TO BE DONE:
Show every line in the records below that contains the word "this".

┄┄┄┄┄┄

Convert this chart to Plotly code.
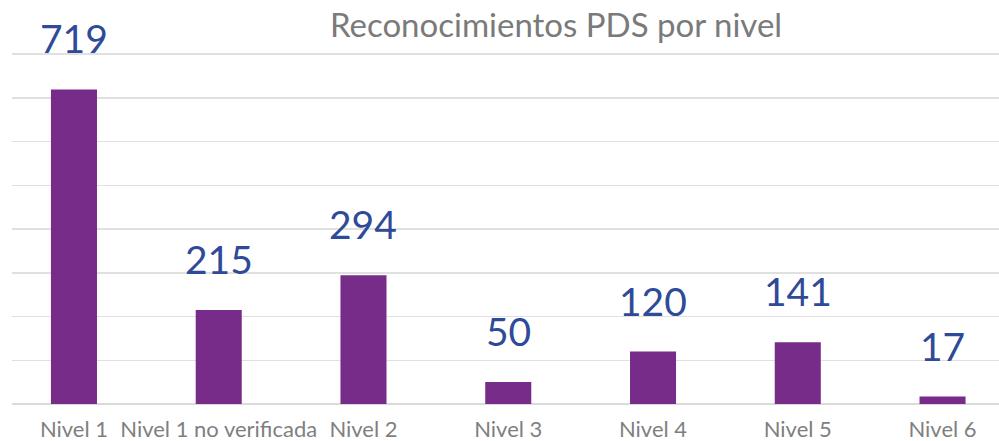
import plotly.graph_objects as go

categories = ["Nivel 1", "Nivel 1 no verificada", "Nivel 2", "Nivel 3", "Nivel 4", "Nivel 5", "Nivel 6"]
values = [719, 215, 294, 50, 120, 141, 17]

BAR_COLOR = "#762C88"
LABEL_COLOR = "#2E4A98"
FONT = "Lato, 'Open Sans', sans-serif"

fig = go.Figure()
fig.add_trace(go.Bar(
    x=list(range(len(categories))),
    y=values,
    marker=dict(color=BAR_COLOR, line=dict(width=0)),
    width=0.318,
    hoverinfo="skip",
))

for i, v in enumerate(values):
    fig.add_annotation(
        x=i, y=v, text=str(v), showarrow=False,
        yshift=51, yanchor="middle", xanchor="center",
        font=dict(family=FONT, size=39, color=LABEL_COLOR),
    )

fig.update_layout(
    width=999, height=441,
    margin=dict(l=12, r=0, t=45, b=37),
    paper_bgcolor="white", plot_bgcolor="white",
    showlegend=False,
    title=dict(
        text="Reconocimientos PDS por nivel",
        x=556 / 999, xanchor="center", y=1 - 25 / 441, yanchor="middle",
        font=dict(family=FONT, size=33, color="#7A7A7A"),
    ),
    xaxis=dict(
        tickmode="array", tickvals=list(range(len(categories))), ticktext=categories,
        range=[-0.428, 6.39], showgrid=False, zeroline=False, showline=False,
        ticks="", ticklabelstandoff=10,
        tickfont=dict(family=FONT, size=22, color="#7F7F7F"),
        fixedrange=True,
    ),
    yaxis=dict(
        range=[0, 820.57], dtick=100, showgrid=True, gridcolor="#E0E0E0", gridwidth=1.5,
        zeroline=True, zerolinecolor="#DADADA", zerolinewidth=1.5,
        showticklabels=False, ticks="", fixedrange=True,
    ),
)

fig.write_html(
    "out.html",
    config={"displayModeBar": False, "staticPlot": True},
    post_script="document.body.style.margin='0';",
)
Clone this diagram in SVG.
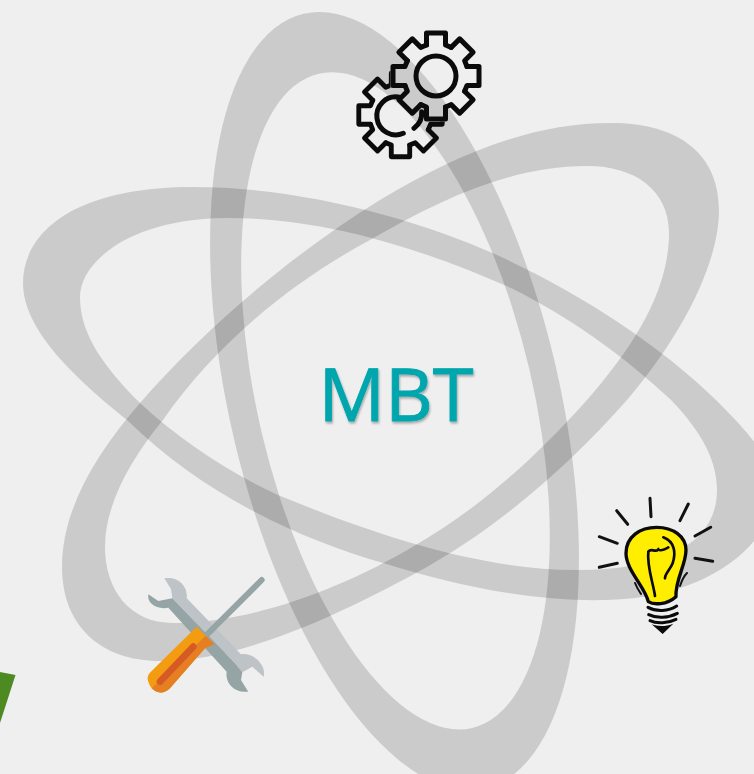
<svg xmlns="http://www.w3.org/2000/svg" xmlns:xlink="http://www.w3.org/1999/xlink" width="754" height="774" viewBox="0 0 754 774">
<style>
.orbit{fill:#000;fill-opacity:.15;fill-rule:evenodd}
.gearline{fill:none;stroke:#0b0b0b;stroke-width:5;stroke-linejoin:round;stroke-linecap:round}
.ray{fill:none;stroke:#111;stroke-width:3;stroke-linecap:round}
.label{font-family:"Open Sans","Liberation Sans",sans-serif;font-size:74px;fill:#00A6AD;stroke:#00A6AD;stroke-width:.9;text-anchor:middle}
</style>
<defs>
<filter id="sh" x="-10%" y="-10%" width="120%" height="130%"><feDropShadow dx="1" dy="2" stdDeviation="1.2" flood-color="#000" flood-opacity=".3"/></filter>
<g id="seg"><path d="M-9.5,-31V-43H9.5V-31L15.2,-28.6"/></g>
<g id="gear8">
<use xlink:href="#seg"/><use xlink:href="#seg" transform="rotate(45)"/><use xlink:href="#seg" transform="rotate(90)"/><use xlink:href="#seg" transform="rotate(135)"/><use xlink:href="#seg" transform="rotate(180)"/><use xlink:href="#seg" transform="rotate(225)"/><use xlink:href="#seg" transform="rotate(270)"/><use xlink:href="#seg" transform="rotate(315)"/>
</g>
<mask id="hideBig" maskUnits="userSpaceOnUse" x="0" y="0" width="754" height="774">
<rect width="754" height="774" fill="#fff"/>
<g transform="translate(436 76)" fill="#000" stroke="#000" stroke-width="5"><circle r="33"/><use xlink:href="#gear8"/></g>
</mask>
</defs>
<rect id="background" width="754" height="774" fill="#EFEFEF"/>
<path id="corner" d="M0,672L15.500,675L0,723Z" fill="#4E8A22"/>
<g id="orbits">
<path class="orbit" d="M-397.700,0A397.700,164.900 0 1 0 397.700,0A397.700,164.900 0 1 0 -397.700,0ZM-336,-1A336,137.500 0 1 0 336,-1A336,137.500 0 1 0 -336,-1Z" transform="translate(394.500 401) rotate(76.800)"/>
<path class="orbit" d="M719,210C719,265 680,338 627,400C565,470 495,530 416,573C335,617 240,661 160,661C100,661 62,625 62,567C62,510 95,455 140,403C205,328 295,252 380,200C455,155 530,123 611,123C680,123 719,155 719,210Z M669,233C669,290 635,345 587,400C535,458 480,508 414,546C340,590 250,623 173,623C130,623 105,590 105,547C105,505 130,460 163,420C215,345 290,283 370,240C440,200 510,166 587,166C635,166 669,190 669,233Z"/>
<path class="orbit" d="M23,283C23,235 70,187 193,187C300,187 415,218 497,255C580,293 660,345 716,400C745,429 775,460 775,490C775,535 720,597 607,600C530,602 455,585 383,563C295,538 200,492 127,420C75,378 23,330 23,283Z M80,297C80,262 130,219 225,218C325,217 425,250 511,288C570,317 625,357 671,400C695,425 717,455 717,490C717,540 670,570 577,570C480,570 375,535 278,495C228,472 180,440 140,403C105,368 80,335 80,297Z"/>
</g>
<g id="mbt"><text class="label" x="396" y="421" filter="url(#sh)">MBT</text></g>
<g id="gears">
<g mask="url(#hideBig)"><g class="gearline" transform="translate(400.500 115) scale(.97)"><use xlink:href="#gear8"/></g></g>
<g class="gearline" transform="translate(436 76)"><use xlink:href="#gear8"/><circle r="20"/></g>
<path class="gearline" d="M403.300,133.300A19,19 0 1 1 398.300,97"/>
<path class="gearline" d="M421.700,111.700A19,19 0 0 1 414,128.300"/>
</g>
<g id="bulb">
<g class="ray"><path d="M650,498.300L651,516.700"/><path d="M616.700,510.700L627.700,524.300"/><path d="M688.300,504L680,520.700"/><path d="M710.700,527.300L695,536"/><path d="M599.300,536.700L617.300,543.300"/><path d="M599.300,567.300L617.300,563.300"/><path d="M695,558.300L712.700,561.300"/><path d="M680,586C682,580 684,576 687,573" stroke-width="2"/><path d="M635,583C637,588 639,591 641,594" stroke-width="2"/></g>
<g transform="translate(590 490) scale(.3333)">
<path d="M175,335C165,290 108,240 108,190C108,140 150,112 200,112C250,112 288,140 288,180C288,225 255,270 258,320C230,345 190,345 175,335Z" fill="#FFEE00" stroke="#0a0a0a" stroke-width="10" stroke-linejoin="round"/>
<path d="M195,318C190,280 170,230 175,185C185,172 195,190 205,178C212,185 225,178 235,172" fill="none" stroke="#0a0a0a" stroke-width="8" stroke-linecap="round"/>
<path d="M220,142C255,155 258,190 248,220C240,240 225,250 225,265" fill="none" stroke="#0a0a0a" stroke-width="8" stroke-linecap="round"/>
<path d="M174,352C200,366 235,364 260,348M176,374C200,386 235,384 262,370M180,392C200,402 235,400 258,388" fill="none" stroke="#0a0a0a" stroke-width="9" stroke-linecap="round"/>
<path d="M185,403C205,411 230,409 250,401L218,432Z" fill="#0a0a0a"/>
</g>
</g>
<g id="tools" transform="translate(135 565) scale(.3333)">
<path d="M88,40C125,32 160,60 155,100L318,268C355,262 395,300 386,335L352,305L322,322L300,295L112,100L108,72Z" fill="#BDC3C7"/>
<path d="M40,88L70,108L112,100L300,295L322,322L318,345L340,380C300,385 270,355 275,320L100,128C65,135 35,115 40,88Z" fill="#95A5A6"/>
<path d="M380,45L215,210" stroke="#95A5A6" stroke-width="18" stroke-linecap="round" fill="none"/>
<path d="M185,185L238,238L210,250L105,370C85,390 50,385 40,350C35,335 40,328 50,318L165,205Z" fill="#F39C12"/>
<path d="M212,212L238,238L210,250L105,370C85,390 65,385 50,370Z" fill="#E67E22"/>
<path d="M75,350L175,245" stroke="#D65A24" stroke-width="20" stroke-linecap="round" fill="none"/>
</g>
</svg>
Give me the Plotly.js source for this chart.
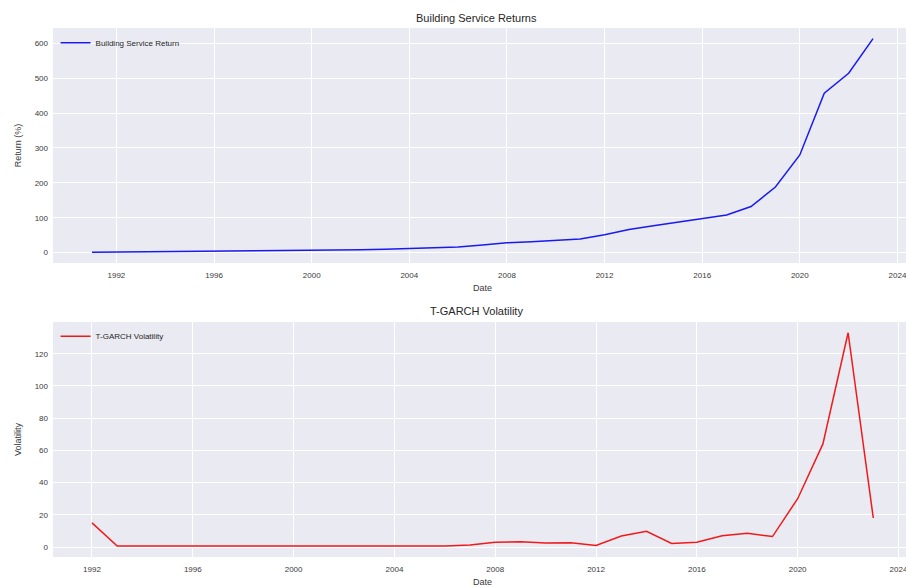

┄┄┄┄┄┄

SOLVED PROBLEM:
Convert this chart to Plotly code.
Clone this diagram in SVG.
Give me the Plotly.js source for this chart.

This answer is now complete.